Entries provided:
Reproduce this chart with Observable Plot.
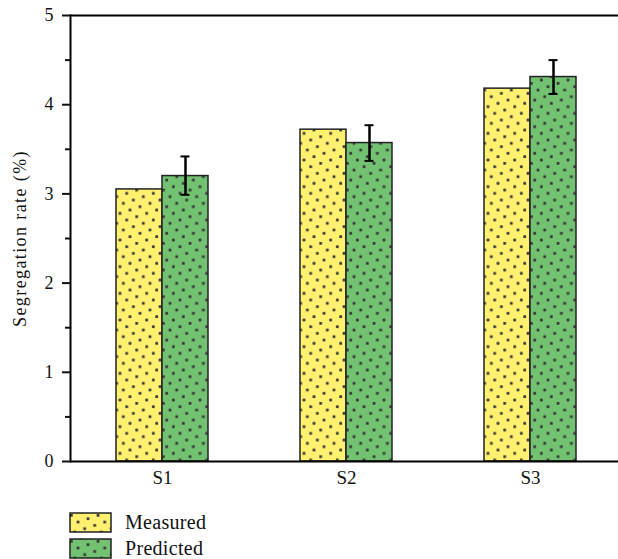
<!DOCTYPE html>
<html>
<head>
<meta charset="utf-8">
<script src="https://cdn.jsdelivr.net/npm/d3@7"></script>
<script src="https://cdn.jsdelivr.net/npm/@observablehq/plot@0.6"></script>
<style>
  body { margin: 0; background: #fff; font-family: "Liberation Serif", serif; }
  #legend { padding-left: 69px; margin-top: 9px; }
  .row { display: flex; align-items: center; height: 26px; font-size: 20px; color: #111; letter-spacing: 0.3px; }
  .row svg { margin-right: 13px; }
</style>
</head>
<body>
<svg width="0" height="0" style="position:absolute">
  <defs id="defs"></defs>
</svg>
<div id="chart"></div>
<div id="legend"></div>
<script>
const groups = ["S1", "S2", "S3"];
const series = ["Measured", "Predicted"];
const measured = [3.05, 3.72, 4.18];
const predicted = [3.20, 3.57, 4.31];
const predLow = [2.99, 3.37, 4.12];
const predHigh = [3.42, 3.77, 4.50];
const yTicks = [0, 1, 2, 3, 4, 5];
const yMinor = [0.5, 1.5, 2.5, 3.5, 4.5];
const yLabel = "Segregation rate (%)";
const colors = {Measured: "#FFF16F", Predicted: "#72C272"};
const patId = {Measured: "pat-m", Predicted: "pat-p"};

// patterns
const defs = d3.select("#defs");
const u = 10 / 3;
const dotPos = [[0,0],[3,7],[2,2],[5,1],[4,4],[7,3],[6,6],[1,5]];
for (const s of series) {
  const p = defs.append("pattern").attr("id", patId[s]).attr("patternUnits", "userSpaceOnUse")
    .attr("width", 8 * u).attr("height", 8 * u).attr("x", 1).attr("y", 2);
  p.append("rect").attr("width", 8 * u).attr("height", 8 * u).attr("fill", colors[s]);
  for (const [a, b] of dotPos) {
    p.append("rect").attr("x", a * u).attr("y", b * u).attr("width", 2.7).attr("height", 2.7).attr("fill", "#363636");
  }
}

const rows = [];
groups.forEach((g, i) => {
  rows.push({group: g, series: "Measured", value: measured[i]});
  rows.push({group: g, series: "Predicted", value: predicted[i], lo: predLow[i], hi: predHigh[i]});
});
const mRows = rows.filter(d => d.series === "Measured");
const pRows = rows.filter(d => d.series === "Predicted");

const font = "Liberation Serif, serif";

const chart = Plot.plot({
  width: 618,
  height: 500,
  marginLeft: 69,
  marginRight: 0,
  marginTop: 15,
  marginBottom: 39,
  style: {fontFamily: font, color: "#111", background: "white", overflow: "visible"},
  fx: {domain: groups, range: [69, 622], padding: 0, label: null},
  x: {domain: series, paddingInner: 0, paddingOuter: 1, axis: null},
  y: {domain: [0, 5], label: null},
  marks: [
    Plot.barY(mRows, {fx: "group", x: "series", y: "value", fill: "url(#pat-m)", stroke: "#222", strokeWidth: 1.5}),
    Plot.barY(pRows, {fx: "group", x: "series", y: "value", fill: "url(#pat-p)", stroke: "#222", strokeWidth: 1.5}),
    Plot.ruleX(pRows, {fx: "group", x: "series", y1: "lo", y2: "hi", stroke: "#000", strokeWidth: 2.5}),
    Plot.tickY(pRows, {fx: "group", x: "series", y: "lo", stroke: "#000", strokeWidth: 2, insetLeft: 18.5, insetRight: 18.5}),
    Plot.tickY(pRows, {fx: "group", x: "series", y: "hi", stroke: "#000", strokeWidth: 2, insetLeft: 18.5, insetRight: 18.5}),
    Plot.ruleY([0, 5], {stroke: "#000", strokeWidth: 2}),
    Plot.frame({anchor: "left", facetAnchor: "left", stroke: "#000", strokeWidth: 2}),
    Plot.axisY({ticks: yTicks, tickSize: 8, tickPadding: 9, fontSize: 18, strokeWidth: 2, label: null, tickFormat: d => String(d)}),
    Plot.axisY({ticks: yMinor, tickSize: 5, strokeWidth: 2, label: null, tickFormat: () => ""}),
    Plot.axisFx({anchor: "bottom", tickSize: 0, tickPadding: 9, fontSize: 19, label: null}),
    Plot.text([yLabel], {facet: "super", frameAnchor: "left", textAnchor: "middle", lineAnchor: "middle", rotate: -90, dx: -50, fontSize: 18, fill: "#111"})
  ]
});
document.getElementById("chart").appendChild(chart);
d3.select(chart).selectAll("text").filter(function() { return this.textContent === yLabel; })
  .style("letter-spacing", "1.4px");

// legend
const legend = d3.select("#legend");
for (const s of series) {
  const row = legend.append("div").attr("class", "row");
  const sv = row.append("svg").attr("width", 43).attr("height", 21);
  sv.append("rect").attr("x", 1).attr("y", 1).attr("width", 41).attr("height", 19)
    .attr("fill", `url(#${patId[s]})`).attr("stroke", "#222").attr("stroke-width", 1.5);
  row.append("span").text(s);
}
</script>
</body>
</html>
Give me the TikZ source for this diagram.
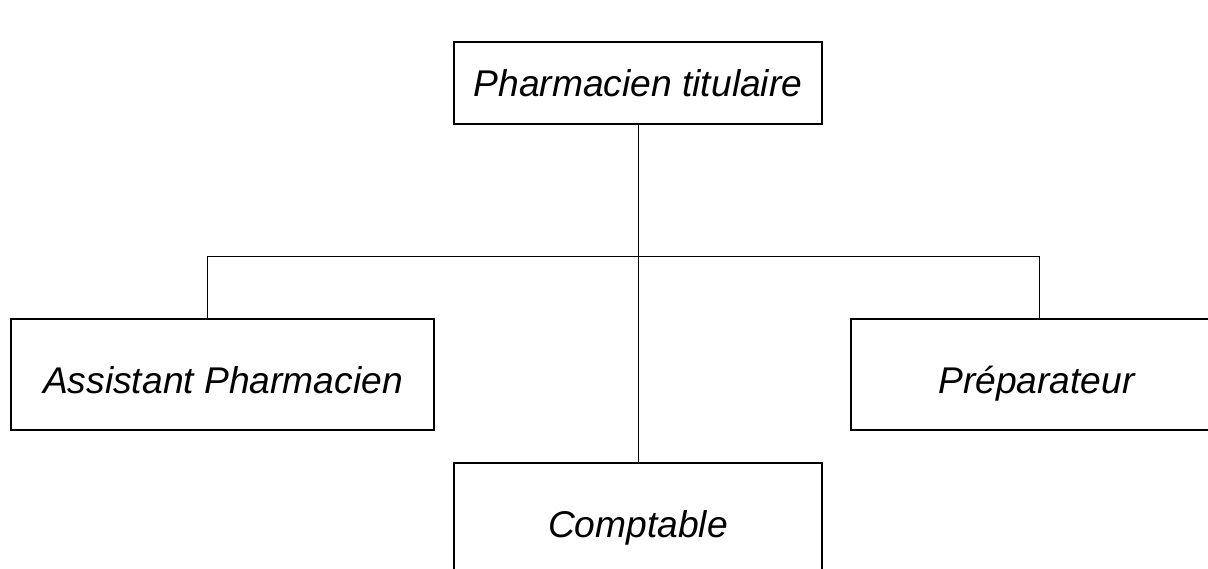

Task description:
Using the records above, retype everything exactly except the pictures.

Exercise response:
Reproduce this chart with Observable Plot.
<!DOCTYPE html>
<html>
<head>
<meta charset="utf-8">
<script src="https://cdn.jsdelivr.net/npm/d3@7"></script>
<script src="https://cdn.jsdelivr.net/npm/@observablehq/plot@0.6"></script>
<style>
  body { margin: 0; background: #fff; font-family: "Liberation Serif", serif; }
  #legend { padding-left: 69px; margin-top: 9px; }
  .row { display: flex; align-items: center; height: 26px; font-size: 20px; color: #111; letter-spacing: 0.3px; }
  .row svg { margin-right: 13px; }
</style>
</head>
<body>
<svg width="0" height="0" style="position:absolute">
  <defs id="defs"></defs>
</svg>
<div id="chart"></div>
<div id="legend"></div>
<script>
const groups = ["S1", "S2", "S3"];
const series = ["Measured", "Predicted"];
const measured = [3.05, 3.72, 4.18];
const predicted = [3.20, 3.57, 4.31];
const predLow = [2.99, 3.37, 4.12];
const predHigh = [3.42, 3.77, 4.50];
const yTicks = [0, 1, 2, 3, 4, 5];
const yMinor = [0.5, 1.5, 2.5, 3.5, 4.5];
const yLabel = "Segregation rate (%)";
const colors = {Measured: "#FFF16F", Predicted: "#72C272"};
const patId = {Measured: "pat-m", Predicted: "pat-p"};

// patterns
const defs = d3.select("#defs");
const u = 10 / 3;
const dotPos = [[0,0],[3,7],[2,2],[5,1],[4,4],[7,3],[6,6],[1,5]];
for (const s of series) {
  const p = defs.append("pattern").attr("id", patId[s]).attr("patternUnits", "userSpaceOnUse")
    .attr("width", 8 * u).attr("height", 8 * u).attr("x", 1).attr("y", 2);
  p.append("rect").attr("width", 8 * u).attr("height", 8 * u).attr("fill", colors[s]);
  for (const [a, b] of dotPos) {
    p.append("rect").attr("x", a * u).attr("y", b * u).attr("width", 2.7).attr("height", 2.7).attr("fill", "#363636");
  }
}

const rows = [];
groups.forEach((g, i) => {
  rows.push({group: g, series: "Measured", value: measured[i]});
  rows.push({group: g, series: "Predicted", value: predicted[i], lo: predLow[i], hi: predHigh[i]});
});
const mRows = rows.filter(d => d.series === "Measured");
const pRows = rows.filter(d => d.series === "Predicted");

const font = "Liberation Serif, serif";

const chart = Plot.plot({
  width: 618,
  height: 500,
  marginLeft: 69,
  marginRight: 0,
  marginTop: 15,
  marginBottom: 39,
  style: {fontFamily: font, color: "#111", background: "white", overflow: "visible"},
  fx: {domain: groups, range: [69, 622], padding: 0, label: null},
  x: {domain: series, paddingInner: 0, paddingOuter: 1, axis: null},
  y: {domain: [0, 5], label: null},
  marks: [
    Plot.barY(mRows, {fx: "group", x: "series", y: "value", fill: "url(#pat-m)", stroke: "#222", strokeWidth: 1.5}),
    Plot.barY(pRows, {fx: "group", x: "series", y: "value", fill: "url(#pat-p)", stroke: "#222", strokeWidth: 1.5}),
    Plot.ruleX(pRows, {fx: "group", x: "series", y1: "lo", y2: "hi", stroke: "#000", strokeWidth: 2.5}),
    Plot.tickY(pRows, {fx: "group", x: "series", y: "lo", stroke: "#000", strokeWidth: 2, insetLeft: 18.5, insetRight: 18.5}),
    Plot.tickY(pRows, {fx: "group", x: "series", y: "hi", stroke: "#000", strokeWidth: 2, insetLeft: 18.5, insetRight: 18.5}),
    Plot.ruleY([0, 5], {stroke: "#000", strokeWidth: 2}),
    Plot.frame({anchor: "left", facetAnchor: "left", stroke: "#000", strokeWidth: 2}),
    Plot.axisY({ticks: yTicks, tickSize: 8, tickPadding: 9, fontSize: 18, strokeWidth: 2, label: null, tickFormat: d => String(d)}),
    Plot.axisY({ticks: yMinor, tickSize: 5, strokeWidth: 2, label: null, tickFormat: () => ""}),
    Plot.axisFx({anchor: "bottom", tickSize: 0, tickPadding: 9, fontSize: 19, label: null}),
    Plot.text([yLabel], {facet: "super", frameAnchor: "left", textAnchor: "middle", lineAnchor: "middle", rotate: -90, dx: -50, fontSize: 18, fill: "#111"})
  ]
});
document.getElementById("chart").appendChild(chart);
d3.select(chart).selectAll("text").filter(function() { return this.textContent === yLabel; })
  .style("letter-spacing", "1.4px");

// legend
const legend = d3.select("#legend");
for (const s of series) {
  const row = legend.append("div").attr("class", "row");
  const sv = row.append("svg").attr("width", 43).attr("height", 21);
  sv.append("rect").attr("x", 1).attr("y", 1).attr("width", 41).attr("height", 19)
    .attr("fill", `url(#${patId[s]})`).attr("stroke", "#222").attr("stroke-width", 1.5);
  row.append("span").text(s);
}
</script>
</body>
</html>
Give me the TikZ source for this diagram.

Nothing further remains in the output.